Looking at the expense side of the P&L, you can see the total operating expenses decrease 6% year-over-year. In contrast to the first quarter in 2009, the first quarter 2010 was not impacted by restructuring expenses, which were 160 million in the first quarter of 2009. However, re-organizations in the first quarter of 2010 resulted in severance expenses of 27 million and unused lease-based expenses of 9 million euro.

The first quarter 2010 re-organization expenses negatively impacted the R&D expense to total revenue ratio by 40 basis points, and the sales and marketing and general and administration expense to total revenue ratios by 50 basis points each. The strong top-line performance and the reduction in cost resulted in further margin expansion.

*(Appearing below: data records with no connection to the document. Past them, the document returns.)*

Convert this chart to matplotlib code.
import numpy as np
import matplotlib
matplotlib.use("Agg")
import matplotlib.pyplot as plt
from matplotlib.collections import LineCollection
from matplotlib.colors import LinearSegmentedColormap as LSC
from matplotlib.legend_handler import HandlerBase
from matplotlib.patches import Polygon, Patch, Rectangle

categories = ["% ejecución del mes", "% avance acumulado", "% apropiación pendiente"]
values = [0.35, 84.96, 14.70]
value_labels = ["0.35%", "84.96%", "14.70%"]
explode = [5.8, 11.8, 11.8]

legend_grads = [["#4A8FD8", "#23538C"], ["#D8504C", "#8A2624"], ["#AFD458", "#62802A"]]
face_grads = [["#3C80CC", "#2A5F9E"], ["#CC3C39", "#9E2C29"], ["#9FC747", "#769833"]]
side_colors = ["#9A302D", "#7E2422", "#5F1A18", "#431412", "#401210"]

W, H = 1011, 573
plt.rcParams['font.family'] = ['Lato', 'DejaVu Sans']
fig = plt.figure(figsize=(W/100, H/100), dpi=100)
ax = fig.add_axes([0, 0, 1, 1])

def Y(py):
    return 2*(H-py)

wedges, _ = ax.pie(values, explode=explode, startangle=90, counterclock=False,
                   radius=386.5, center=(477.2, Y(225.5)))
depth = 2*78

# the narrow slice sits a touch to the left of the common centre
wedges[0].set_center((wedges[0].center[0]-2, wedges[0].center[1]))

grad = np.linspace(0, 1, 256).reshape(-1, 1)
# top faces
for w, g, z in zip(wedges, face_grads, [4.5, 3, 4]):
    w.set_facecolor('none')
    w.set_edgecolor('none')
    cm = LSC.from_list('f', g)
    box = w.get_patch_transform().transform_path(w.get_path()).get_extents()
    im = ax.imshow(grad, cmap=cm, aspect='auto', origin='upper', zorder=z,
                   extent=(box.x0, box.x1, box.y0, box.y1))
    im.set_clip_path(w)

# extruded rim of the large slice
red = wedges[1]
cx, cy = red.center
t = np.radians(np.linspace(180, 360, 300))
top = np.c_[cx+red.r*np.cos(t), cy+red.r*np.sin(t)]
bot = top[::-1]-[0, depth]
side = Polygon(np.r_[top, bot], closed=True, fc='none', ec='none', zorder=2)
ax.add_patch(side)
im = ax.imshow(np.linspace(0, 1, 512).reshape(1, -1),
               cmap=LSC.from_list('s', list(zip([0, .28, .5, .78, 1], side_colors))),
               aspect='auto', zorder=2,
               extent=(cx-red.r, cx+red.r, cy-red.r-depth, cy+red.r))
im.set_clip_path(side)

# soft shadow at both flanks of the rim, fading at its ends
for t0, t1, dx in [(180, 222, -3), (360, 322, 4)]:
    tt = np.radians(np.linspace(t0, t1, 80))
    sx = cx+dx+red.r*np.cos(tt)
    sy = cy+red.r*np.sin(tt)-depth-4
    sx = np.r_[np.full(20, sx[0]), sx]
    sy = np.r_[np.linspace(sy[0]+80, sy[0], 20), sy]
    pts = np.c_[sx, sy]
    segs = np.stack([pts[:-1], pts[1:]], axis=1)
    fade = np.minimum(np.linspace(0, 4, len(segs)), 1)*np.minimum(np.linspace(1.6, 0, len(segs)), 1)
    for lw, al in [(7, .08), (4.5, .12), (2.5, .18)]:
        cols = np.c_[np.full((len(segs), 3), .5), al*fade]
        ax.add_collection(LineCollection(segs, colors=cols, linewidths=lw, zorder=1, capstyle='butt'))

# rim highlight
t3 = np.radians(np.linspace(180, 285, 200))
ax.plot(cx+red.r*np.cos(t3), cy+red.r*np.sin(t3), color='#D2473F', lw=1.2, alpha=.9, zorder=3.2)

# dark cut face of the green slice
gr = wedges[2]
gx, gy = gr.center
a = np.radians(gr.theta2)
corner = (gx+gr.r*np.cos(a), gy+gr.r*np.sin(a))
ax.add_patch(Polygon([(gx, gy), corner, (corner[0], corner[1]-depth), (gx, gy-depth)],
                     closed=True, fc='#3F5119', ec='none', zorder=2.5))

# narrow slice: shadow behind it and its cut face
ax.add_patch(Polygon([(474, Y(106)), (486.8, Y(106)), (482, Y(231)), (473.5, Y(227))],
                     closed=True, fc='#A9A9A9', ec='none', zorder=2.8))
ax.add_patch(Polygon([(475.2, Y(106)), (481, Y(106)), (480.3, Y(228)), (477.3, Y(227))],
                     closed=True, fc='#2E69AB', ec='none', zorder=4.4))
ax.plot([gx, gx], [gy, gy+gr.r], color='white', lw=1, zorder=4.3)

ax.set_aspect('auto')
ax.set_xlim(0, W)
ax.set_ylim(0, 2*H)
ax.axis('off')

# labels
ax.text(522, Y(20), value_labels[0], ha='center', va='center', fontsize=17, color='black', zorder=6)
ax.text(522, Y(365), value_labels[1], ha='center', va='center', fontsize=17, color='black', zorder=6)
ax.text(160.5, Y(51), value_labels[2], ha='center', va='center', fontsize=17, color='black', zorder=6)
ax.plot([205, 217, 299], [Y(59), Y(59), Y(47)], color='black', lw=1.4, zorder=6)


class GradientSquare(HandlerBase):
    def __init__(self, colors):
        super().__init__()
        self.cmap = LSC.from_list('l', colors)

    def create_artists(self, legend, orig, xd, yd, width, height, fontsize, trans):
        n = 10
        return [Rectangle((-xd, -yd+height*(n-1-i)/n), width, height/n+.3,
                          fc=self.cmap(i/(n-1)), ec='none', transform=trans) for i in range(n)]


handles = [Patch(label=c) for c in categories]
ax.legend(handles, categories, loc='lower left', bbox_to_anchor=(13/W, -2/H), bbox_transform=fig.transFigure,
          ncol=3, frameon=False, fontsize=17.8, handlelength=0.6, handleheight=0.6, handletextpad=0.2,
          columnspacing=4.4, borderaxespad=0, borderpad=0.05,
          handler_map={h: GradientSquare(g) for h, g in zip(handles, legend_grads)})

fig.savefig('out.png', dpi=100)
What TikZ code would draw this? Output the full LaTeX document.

Non-IFRS operating margin in the first quarter of 2010 increased 8 percentage points to 24.4% year-over-year. Of the 8 percentage point increase, 6.6 percentage points came from the negative impact of restructuring charges in the first quarter of 2009, with the remaining 1.4 percentage points of 60 basis points as constant currencies, resulting from additional margin growth that we managed to deliver despite severance and unused lease-based expenses of 36 million in the first quarter of 2010.

This first quarter of 2010, 36 million expense negatively impacted the margin by 140 basis points in the first quarter of this year. We are striving to increase the operating margin in each and every quarter, which we already demonstrated in Q1 despite the negative impact resulting from these re-organization expenses.